● TASK TO CARRY OUT
Among the lines of the listing below, retype exactly those from the one containing "Output the LaTeX" through the one containing "(correct.north -| notok.south);", both included. Do not include pictures.

● DATASET CONTENT
>>>>>

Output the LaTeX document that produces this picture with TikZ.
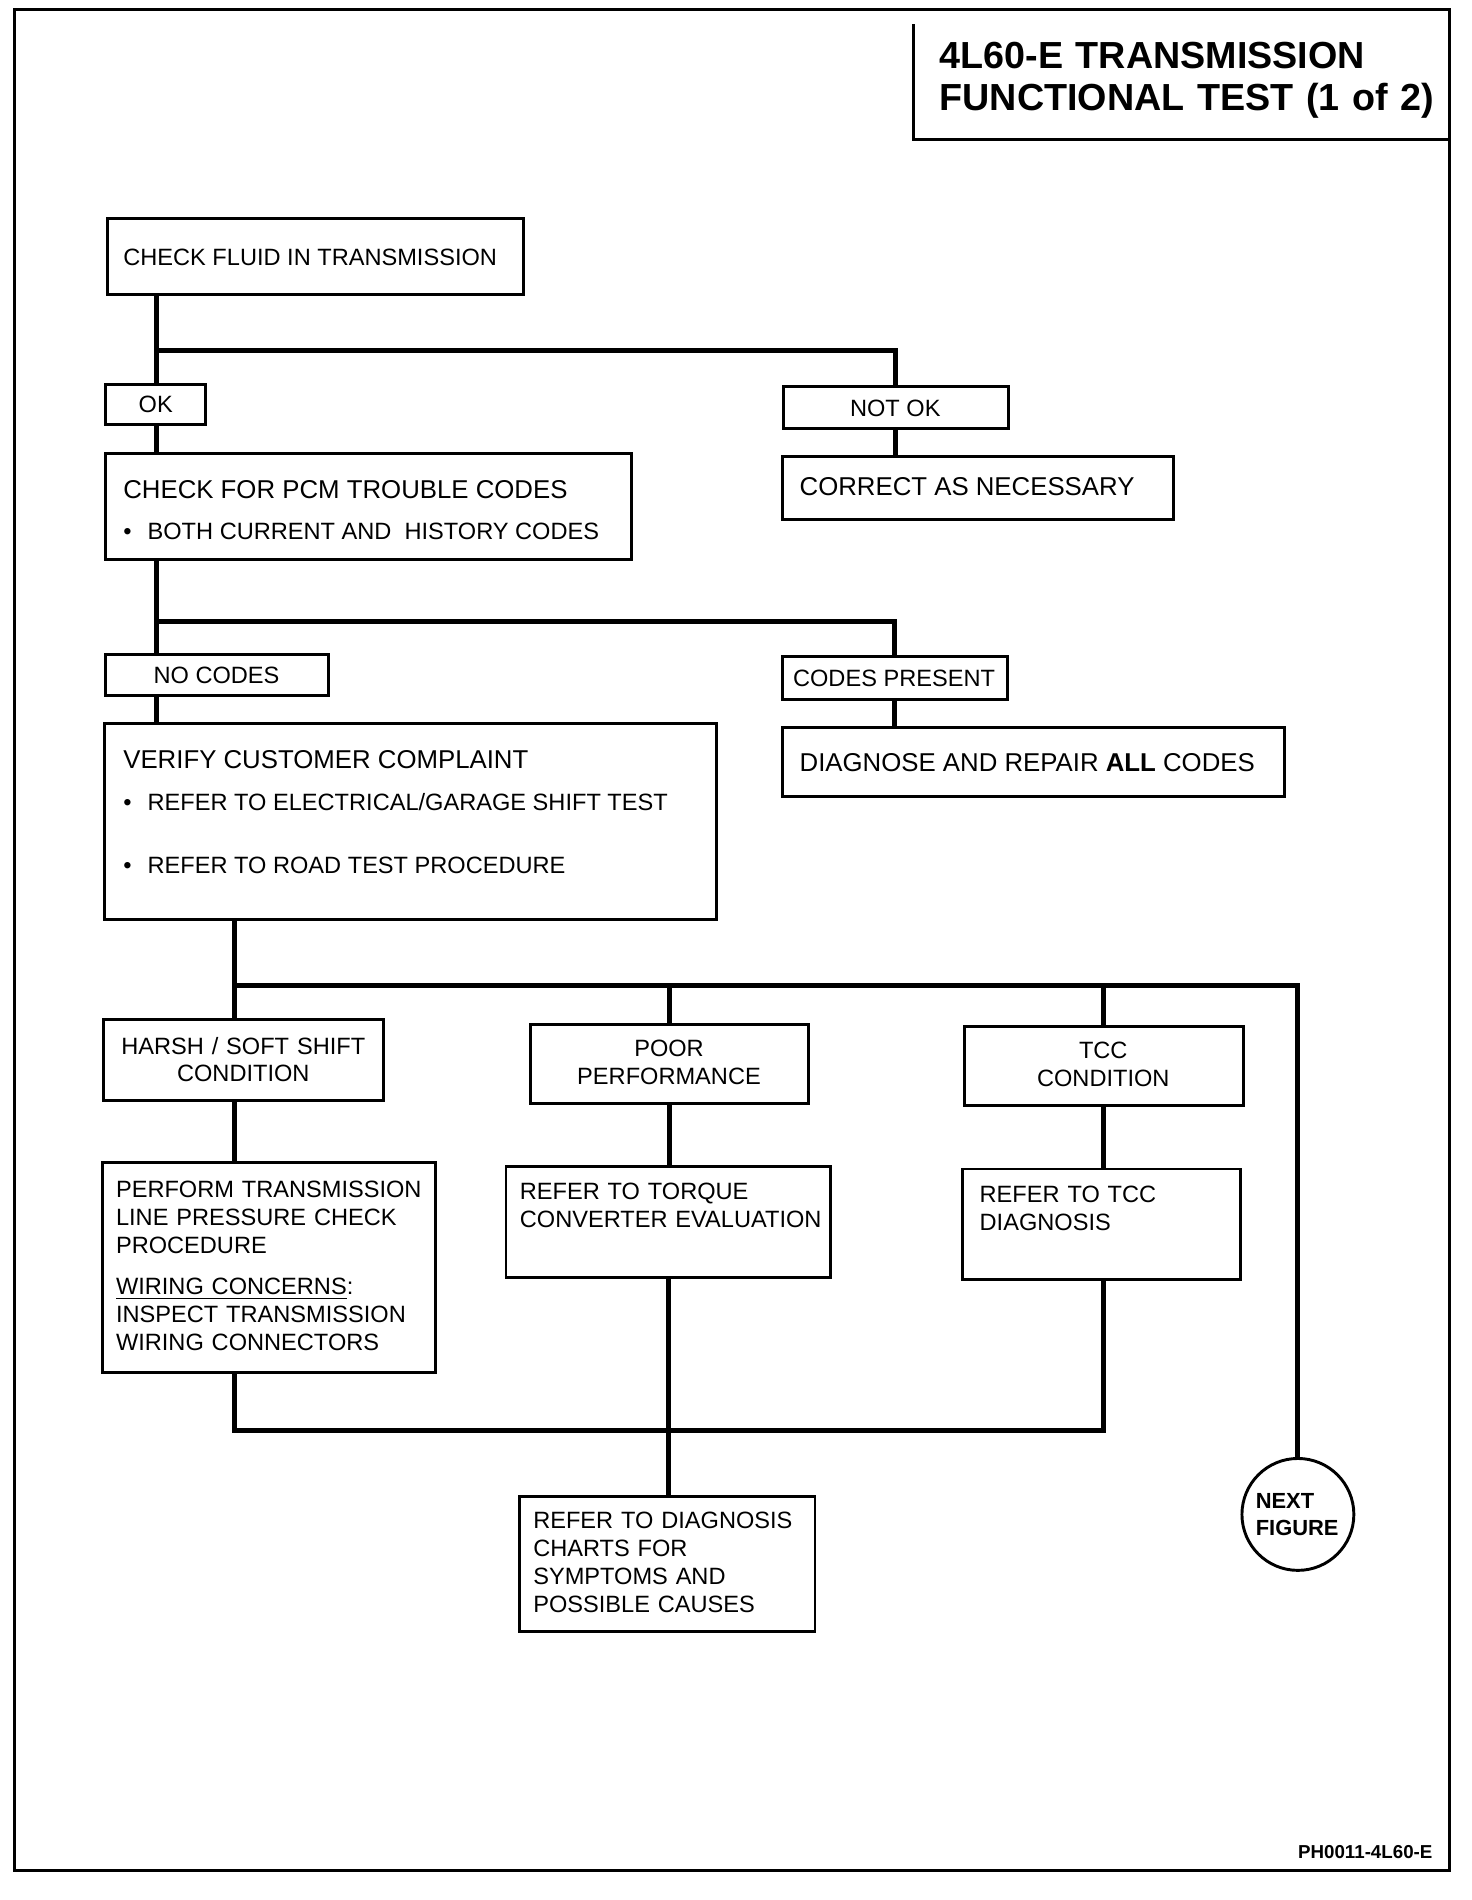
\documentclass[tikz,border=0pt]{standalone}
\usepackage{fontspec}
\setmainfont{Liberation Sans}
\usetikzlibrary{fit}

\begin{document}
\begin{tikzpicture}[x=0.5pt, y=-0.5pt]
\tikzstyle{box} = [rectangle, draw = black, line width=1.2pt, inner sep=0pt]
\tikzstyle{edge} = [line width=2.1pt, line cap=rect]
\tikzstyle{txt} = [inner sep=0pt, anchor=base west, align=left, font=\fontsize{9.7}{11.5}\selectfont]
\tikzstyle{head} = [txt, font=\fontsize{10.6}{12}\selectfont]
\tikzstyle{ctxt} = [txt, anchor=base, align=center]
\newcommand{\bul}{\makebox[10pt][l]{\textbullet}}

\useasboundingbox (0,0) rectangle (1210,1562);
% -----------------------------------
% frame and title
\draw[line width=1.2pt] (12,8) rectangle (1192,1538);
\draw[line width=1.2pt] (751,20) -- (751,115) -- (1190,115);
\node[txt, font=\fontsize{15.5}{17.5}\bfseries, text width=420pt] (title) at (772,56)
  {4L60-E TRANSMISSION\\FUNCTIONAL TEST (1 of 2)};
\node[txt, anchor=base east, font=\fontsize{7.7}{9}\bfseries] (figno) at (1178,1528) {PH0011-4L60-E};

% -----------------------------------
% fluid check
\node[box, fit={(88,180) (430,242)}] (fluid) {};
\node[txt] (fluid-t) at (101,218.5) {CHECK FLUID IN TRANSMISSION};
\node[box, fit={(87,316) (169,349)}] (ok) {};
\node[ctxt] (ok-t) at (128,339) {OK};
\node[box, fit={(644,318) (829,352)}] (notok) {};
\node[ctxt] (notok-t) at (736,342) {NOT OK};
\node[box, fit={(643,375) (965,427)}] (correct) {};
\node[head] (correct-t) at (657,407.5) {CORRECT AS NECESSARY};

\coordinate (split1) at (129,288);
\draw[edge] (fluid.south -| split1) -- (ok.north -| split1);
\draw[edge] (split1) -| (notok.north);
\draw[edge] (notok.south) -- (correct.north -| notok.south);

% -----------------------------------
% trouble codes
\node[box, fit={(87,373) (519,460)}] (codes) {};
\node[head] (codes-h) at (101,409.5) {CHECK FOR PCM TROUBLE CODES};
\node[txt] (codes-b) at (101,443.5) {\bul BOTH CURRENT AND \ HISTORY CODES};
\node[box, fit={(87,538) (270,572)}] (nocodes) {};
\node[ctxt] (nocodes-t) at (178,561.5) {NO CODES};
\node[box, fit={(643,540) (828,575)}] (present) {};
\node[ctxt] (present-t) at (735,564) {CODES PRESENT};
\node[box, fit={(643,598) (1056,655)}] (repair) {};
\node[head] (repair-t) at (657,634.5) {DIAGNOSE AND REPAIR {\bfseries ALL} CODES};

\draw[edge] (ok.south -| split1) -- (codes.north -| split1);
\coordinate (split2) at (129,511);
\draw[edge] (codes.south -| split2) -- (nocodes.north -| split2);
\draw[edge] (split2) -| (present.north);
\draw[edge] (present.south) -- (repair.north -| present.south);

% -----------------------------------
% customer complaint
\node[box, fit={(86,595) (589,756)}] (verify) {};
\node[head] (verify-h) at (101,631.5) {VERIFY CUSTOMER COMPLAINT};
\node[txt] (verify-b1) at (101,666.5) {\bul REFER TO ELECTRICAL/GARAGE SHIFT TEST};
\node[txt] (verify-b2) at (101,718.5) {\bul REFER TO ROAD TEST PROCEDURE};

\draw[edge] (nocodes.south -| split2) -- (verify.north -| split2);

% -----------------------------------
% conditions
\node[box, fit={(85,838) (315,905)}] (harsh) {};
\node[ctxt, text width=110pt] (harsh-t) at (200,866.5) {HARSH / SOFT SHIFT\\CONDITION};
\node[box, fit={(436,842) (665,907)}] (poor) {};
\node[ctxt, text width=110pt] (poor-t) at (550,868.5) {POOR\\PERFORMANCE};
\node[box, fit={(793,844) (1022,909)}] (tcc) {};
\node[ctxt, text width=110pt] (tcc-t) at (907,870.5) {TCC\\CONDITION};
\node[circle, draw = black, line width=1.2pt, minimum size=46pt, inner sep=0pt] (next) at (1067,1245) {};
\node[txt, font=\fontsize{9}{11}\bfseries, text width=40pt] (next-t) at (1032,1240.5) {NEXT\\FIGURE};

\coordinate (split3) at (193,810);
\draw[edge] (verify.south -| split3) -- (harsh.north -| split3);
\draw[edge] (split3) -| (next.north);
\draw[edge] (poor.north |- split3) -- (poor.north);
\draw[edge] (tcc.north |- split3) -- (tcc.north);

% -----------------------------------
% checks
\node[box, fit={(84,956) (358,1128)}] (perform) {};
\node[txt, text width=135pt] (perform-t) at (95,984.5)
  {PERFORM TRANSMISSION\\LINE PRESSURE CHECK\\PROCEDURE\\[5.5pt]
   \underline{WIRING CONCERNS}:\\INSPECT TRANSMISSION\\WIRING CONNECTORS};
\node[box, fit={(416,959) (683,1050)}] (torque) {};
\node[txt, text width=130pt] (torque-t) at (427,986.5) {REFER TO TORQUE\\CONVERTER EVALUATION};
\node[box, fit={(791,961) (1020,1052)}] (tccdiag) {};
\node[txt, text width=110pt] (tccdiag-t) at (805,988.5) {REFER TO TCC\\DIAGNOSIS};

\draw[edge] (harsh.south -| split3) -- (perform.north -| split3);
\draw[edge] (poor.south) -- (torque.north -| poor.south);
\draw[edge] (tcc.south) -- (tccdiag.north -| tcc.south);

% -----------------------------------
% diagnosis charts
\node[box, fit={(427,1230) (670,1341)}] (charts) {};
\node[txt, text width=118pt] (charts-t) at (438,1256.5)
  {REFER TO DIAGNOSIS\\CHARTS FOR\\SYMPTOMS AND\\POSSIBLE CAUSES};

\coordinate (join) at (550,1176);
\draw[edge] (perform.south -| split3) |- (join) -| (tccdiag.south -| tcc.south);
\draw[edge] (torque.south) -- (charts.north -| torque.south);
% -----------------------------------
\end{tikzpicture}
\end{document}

<<<<<
>>>>>

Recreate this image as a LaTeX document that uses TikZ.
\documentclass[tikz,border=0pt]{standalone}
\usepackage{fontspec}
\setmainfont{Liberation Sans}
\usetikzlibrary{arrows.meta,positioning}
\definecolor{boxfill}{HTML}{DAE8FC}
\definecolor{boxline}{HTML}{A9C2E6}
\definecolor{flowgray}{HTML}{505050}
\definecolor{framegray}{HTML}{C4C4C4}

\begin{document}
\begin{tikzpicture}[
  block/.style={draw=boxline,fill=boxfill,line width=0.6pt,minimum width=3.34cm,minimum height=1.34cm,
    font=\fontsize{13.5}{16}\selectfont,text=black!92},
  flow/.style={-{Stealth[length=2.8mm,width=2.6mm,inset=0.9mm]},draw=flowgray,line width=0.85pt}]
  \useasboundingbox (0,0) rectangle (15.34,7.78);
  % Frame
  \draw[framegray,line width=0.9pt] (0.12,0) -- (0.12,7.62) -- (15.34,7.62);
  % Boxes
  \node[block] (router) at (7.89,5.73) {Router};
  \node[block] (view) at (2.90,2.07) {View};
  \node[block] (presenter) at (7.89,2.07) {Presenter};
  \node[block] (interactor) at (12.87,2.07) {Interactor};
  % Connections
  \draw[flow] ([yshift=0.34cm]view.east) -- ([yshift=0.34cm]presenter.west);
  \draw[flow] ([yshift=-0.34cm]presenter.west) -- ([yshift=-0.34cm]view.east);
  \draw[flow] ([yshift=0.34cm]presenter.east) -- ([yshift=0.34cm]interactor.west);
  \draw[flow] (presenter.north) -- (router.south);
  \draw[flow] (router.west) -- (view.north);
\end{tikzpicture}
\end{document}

<<<<<
>>>>>

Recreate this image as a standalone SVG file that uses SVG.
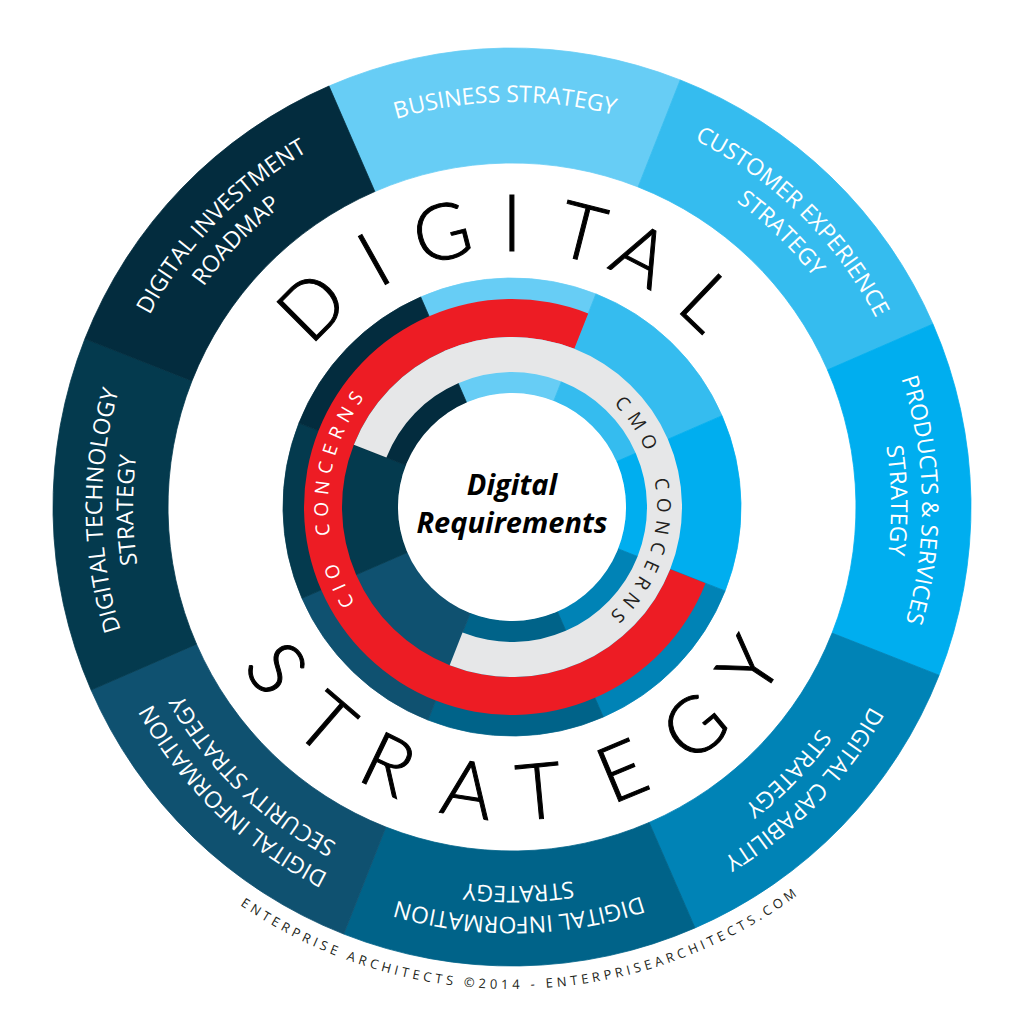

<<<<<

● RESULT OF THIS TASK
Output the LaTeX document that produces this picture with TikZ.
\documentclass[tikz,border=0pt]{standalone}
\usepackage{fontspec}
\setmainfont{Liberation Sans}
\usetikzlibrary{fit}

\begin{document}
\begin{tikzpicture}[x=0.5pt, y=-0.5pt]
\tikzstyle{box} = [rectangle, draw = black, line width=1.2pt, inner sep=0pt]
\tikzstyle{edge} = [line width=2.1pt, line cap=rect]
\tikzstyle{txt} = [inner sep=0pt, anchor=base west, align=left, font=\fontsize{9.7}{11.5}\selectfont]
\tikzstyle{head} = [txt, font=\fontsize{10.6}{12}\selectfont]
\tikzstyle{ctxt} = [txt, anchor=base, align=center]
\newcommand{\bul}{\makebox[10pt][l]{\textbullet}}

\useasboundingbox (0,0) rectangle (1210,1562);
% -----------------------------------
% frame and title
\draw[line width=1.2pt] (12,8) rectangle (1192,1538);
\draw[line width=1.2pt] (751,20) -- (751,115) -- (1190,115);
\node[txt, font=\fontsize{15.5}{17.5}\bfseries, text width=420pt] (title) at (772,56)
  {4L60-E TRANSMISSION\\FUNCTIONAL TEST (1 of 2)};
\node[txt, anchor=base east, font=\fontsize{7.7}{9}\bfseries] (figno) at (1178,1528) {PH0011-4L60-E};

% -----------------------------------
% fluid check
\node[box, fit={(88,180) (430,242)}] (fluid) {};
\node[txt] (fluid-t) at (101,218.5) {CHECK FLUID IN TRANSMISSION};
\node[box, fit={(87,316) (169,349)}] (ok) {};
\node[ctxt] (ok-t) at (128,339) {OK};
\node[box, fit={(644,318) (829,352)}] (notok) {};
\node[ctxt] (notok-t) at (736,342) {NOT OK};
\node[box, fit={(643,375) (965,427)}] (correct) {};
\node[head] (correct-t) at (657,407.5) {CORRECT AS NECESSARY};

\coordinate (split1) at (129,288);
\draw[edge] (fluid.south -| split1) -- (ok.north -| split1);
\draw[edge] (split1) -| (notok.north);
\draw[edge] (notok.south) -- (correct.north -| notok.south);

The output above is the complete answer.